International licence to kill

By Dev Nadkarni

A while ago I needed an international driving licence. I was told that you could get one in Pune without much of a problem. I enquired at the local driving school. “International licence? No problem. Enroll for our fast track course, and you get it in seven days,” said the counter person.

“Fast Track?” I hesitated. “I’m not looking for a race car licence, just a plain international one.”

“We’ve changed the name of our course to Fast Track –earlier we called it Crash Course and it didn’t go down well,” said the man. “It covers international safety like fastening seat belts, not putting your arm out of the window or dropping cigarette ash outside, right of way…”

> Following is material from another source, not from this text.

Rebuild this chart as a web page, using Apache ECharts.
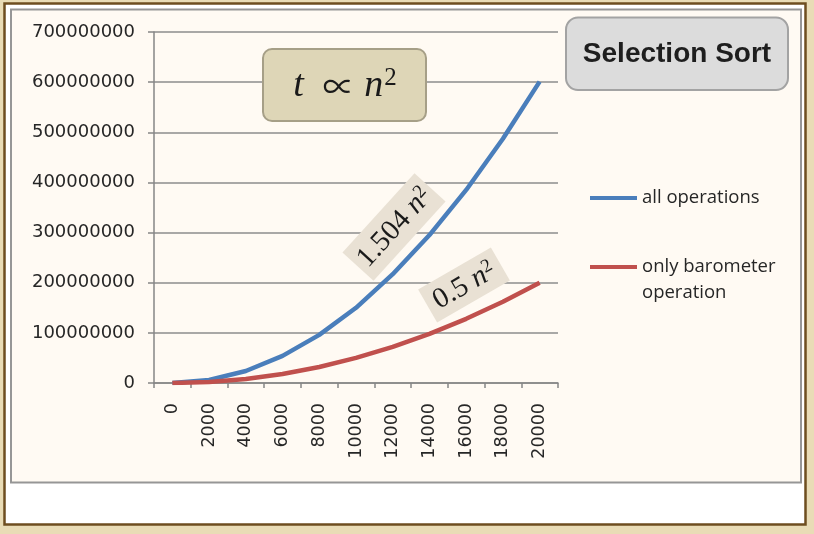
<!DOCTYPE html>
<html>
<head>
<meta charset="utf-8">
<script src="https://cdn.jsdelivr.net/npm/echarts@6/dist/echarts.min.js"></script>
<style>
  html, body { margin: 0; padding: 0; background: #e9dcb6; }
  #chart { width: 814px; height: 534px; }
</style>
</head>
<body>
<div id="chart"></div>
<script>
// n values on the x axis
var categories = ['0', '2000', '4000', '6000', '8000', '10000', '12000', '14000', '16000', '18000', '20000'];
var allOps = [0, 6000000, 24000000, 54000000, 96000000, 150000000, 217000000, 295000000, 385000000, 487000000, 601000000];
var barometerOps = [0, 2000000, 8000000, 18000000, 32000000, 50000000, 72000000, 98000000, 128000000, 162000000, 200000000];
var seriesNames = ['all operations', 'only barometer operation'];
var yMax = 700000000;
var yStep = 100000000;

var chart = echarts.init(document.getElementById('chart'));

var serif = '"Liberation Serif", "DejaVu Serif", serif';

option = {
  backgroundColor: '#e9dcb6',
  animation: false,
  grid: {
    left: 154,
    right: 256,
    top: 32,
    bottom: 151,
    containLabel: false
  },
  legend: [
    {
      data: [seriesNames[0]],
      left: 590,
      top: 187,
      padding: 0,
      itemWidth: 47,
      itemHeight: 4,
      icon: 'rect',
      textStyle: { fontFamily: '"Open Sans", sans-serif', fontSize: 18.5, color: '#262626', lineHeight: 22 }
    },
    {
      data: [seriesNames[1]],
      left: 590,
      top: 228,
      padding: 0,
      itemWidth: 47,
      itemHeight: 4,
      icon: 'rect',
      // blank first line so the icon sits on "only barometer"
      formatter: function(name) { return ' \nonly barometer\noperation' },
      textStyle: { fontFamily: '"Open Sans", sans-serif', fontSize: 18.5, color: '#262626', lineHeight: 26 }
    }
  ],
  xAxis: {
    type: 'category',
    data: categories,
    boundaryGap: true,
    axisLine: { lineStyle: { color: '#868686', width: 1.5 } },
    axisTick: { show: true, length: 5, lineStyle: { color: '#868686', width: 1.5 } },
    axisLabel: {
      rotate: 90,
      interval: 0,
      margin: 20,
      fontFamily: '"DejaVu Sans", sans-serif',
      fontSize: 17.5,
      color: '#262626'
    },
    splitLine: { show: false }
  },
  yAxis: {
    type: 'value',
    min: 0,
    max: yMax,
    interval: yStep,
    axisLine: { show: true, lineStyle: { color: '#868686', width: 1.5 } },
    axisTick: { show: true, length: 6, lineStyle: { color: '#868686', width: 1.5 } },
    axisLabel: {
      margin: 19,
      formatter: function(v) { return String(v) },
      fontFamily: '"DejaVu Sans", sans-serif',
      fontSize: 18,
      color: '#262626'
    },
    splitLine: { show: true, lineStyle: { color: '#8c8c8c', width: 1.5 } }
  },
  series: [
    {
      name: seriesNames[0],
      type: 'line',
      data: allOps,
      symbol: 'none',
      z: 5,
      color: '#4a7ebb',
      lineStyle: { color: '#4a7ebb', width: 4.5 }
    },
    {
      name: seriesNames[1],
      type: 'line',
      data: barometerOps,
      symbol: 'none',
      z: 5,
      color: '#c0504d',
      lineStyle: { color: '#c0504d', width: 4.5 }
    }
  ],
  graphic: [
    // frame
    { type: 'rect', z: -10, shape: { x: 4.5, y: 3.5, width: 801, height: 521 },
      style: { fill: '#ffffff', stroke: '#6e4e20', lineWidth: 2.5 } },
    { type: 'rect', z: -9, shape: { x: 11, y: 9.5, width: 790, height: 473 },
      style: { fill: '#fffaf3', stroke: '#969696', lineWidth: 2 } },
    // t ∝ n^2
    { type: 'rect', z: 3, shape: { x: 263, y: 49, width: 163, height: 72, r: 9 },
      style: { fill: '#ded6b7', stroke: '#a69f87', lineWidth: 2 } },
    { type: 'text', z: 4, x: 345, y: 86,
      style: {
        text: '{i|t}{sp|  }{s|\u221D}{sp| }{i|n}{g| }{p|2}',
        align: 'center', verticalAlign: 'middle',
        textAlign: 'center', textVerticalAlign: 'middle',
        rich: {
          i: { fontFamily: serif, fontStyle: 'italic', fontSize: 38, fill: '#1a1a1a', color: '#1a1a1a', lineHeight: 40 },
          sp: { fontFamily: serif, fontSize: 38, lineHeight: 40 },
          s: { fontFamily: '"Noto Sans CJK JP", "DejaVu Serif", serif', fontSize: 32, fill: '#1a1a1a', color: '#1a1a1a', lineHeight: 40 },
          g: { fontSize: 4, lineHeight: 40 },
          p: { fontFamily: serif, fontSize: 25, fill: '#1a1a1a', color: '#1a1a1a', verticalAlign: 'top', lineHeight: 26 }
        }
      } },
    // Selection Sort
    { type: 'rect', z: 3, shape: { x: 566, y: 17.5, width: 222, height: 72.5, r: 12 },
      style: { fill: '#dcdcdc', stroke: '#a3a3a3', lineWidth: 2 } },
    { type: 'text', z: 4, x: 677, y: 54,
      style: {
        text: 'Selection Sort',
        font: 'bold 28px "Liberation Sans", sans-serif',
        fill: '#1e1e1e',
        align: 'center', verticalAlign: 'middle',
        textAlign: 'center', textVerticalAlign: 'middle'
      } },
    // 1.504 n^2
    { type: 'group', x: 394, y: 227, rotation: 47.7 * Math.PI / 180,
      children: [
        { type: 'rect', z: 3, shape: { x: -53.5, y: -21, width: 107, height: 42 }, style: { fill: '#e9e1d4' } },
        { type: 'text', z: 4, x: 0, y: 1,
          style: {
            text: '{n|1.504 }{i|n}{p|2}',
            align: 'center', verticalAlign: 'middle',
            textAlign: 'center', textVerticalAlign: 'middle',
            rich: {
              n: { fontFamily: serif, fontSize: 29, fill: '#1a1a1a', color: '#1a1a1a', lineHeight: 30 },
              i: { fontFamily: serif, fontStyle: 'italic', fontSize: 29, fill: '#1a1a1a', color: '#1a1a1a', lineHeight: 30 },
              p: { fontFamily: serif, fontSize: 19, fill: '#1a1a1a', color: '#1a1a1a', verticalAlign: 'top', lineHeight: 20 }
            }
          } }
      ] },
    // 0.5 n^2
    { type: 'group', x: 464, y: 285, rotation: 30 * Math.PI / 180,
      children: [
        { type: 'rect', z: 3, shape: { x: -42, y: -19, width: 84, height: 38 }, style: { fill: '#e9e1d4' } },
        { type: 'text', z: 4, x: 0, y: 1,
          style: {
            text: '{n|0.5 }{i|n}{p|2}',
            align: 'center', verticalAlign: 'middle',
            textAlign: 'center', textVerticalAlign: 'middle',
            rich: {
              n: { fontFamily: serif, fontSize: 29, fill: '#1a1a1a', color: '#1a1a1a', lineHeight: 30 },
              i: { fontFamily: serif, fontStyle: 'italic', fontSize: 29, fill: '#1a1a1a', color: '#1a1a1a', lineHeight: 30 },
              p: { fontFamily: serif, fontSize: 19, fill: '#1a1a1a', color: '#1a1a1a', verticalAlign: 'top', lineHeight: 20 }
            }
          } }
      ] }
  ]
};

chart.setOption(option);
</script>
</body>
</html>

“But aren’t those taught in your regular courses?” I asked.

“No. Because it’s impossible to drive here with something that restrains movement like a seatbelt. As for limbs outside the windows –mostly the taillights don’t work and we advise learners to hand-signal. We’ve stopped instructing about right of way because this is decided by the size and speed of the vehicle,” said the man. “When a PMT bus storms into a roundabout, you simply don’t stand a chance, even if you have right of way. Better not to know the rules.”

“Where do we begin?” I asked, cranking up.

“Mulshi or lonely places like that,” said the man.

“Why not Tilak or Laxmi or even M.G. Road?” I asked.

“You’ve driven on those roads, na?” he replied. “No point practicing there if you want to get an international licence.”

“Why?” I countered.

“If you drive abroad like you do on those roads, you’ll have trouble. You need practice holding the wheel straight over longer distances so you don’t cut lanes  –you must stay in lane always,” said my learned instructor. “In Mulshi, there is no traffic, so you get good practice.”

Sage advice flowed copiously as I tried keeping a straight course in my imaginary lane. “You cannot spit in those countries; but if you must, be careful. In a left hand drive car, spit out on the left. Or you may end up spitting inside the car by sheer force of habit,” he said.

Suddenly, there was a thump and the car shuddered to a halt. “You went over a pothole –you should have swerved,” moaned the instructor. “But that would’ve amounted to lane cutting,” I said.

The instructor examined the broken axle. “If you face a situation like this abroad, go to those solar-powered phones by the side and call for help,” he said, desperately flailing his arms to hail a passing truck for our ride back to Pune.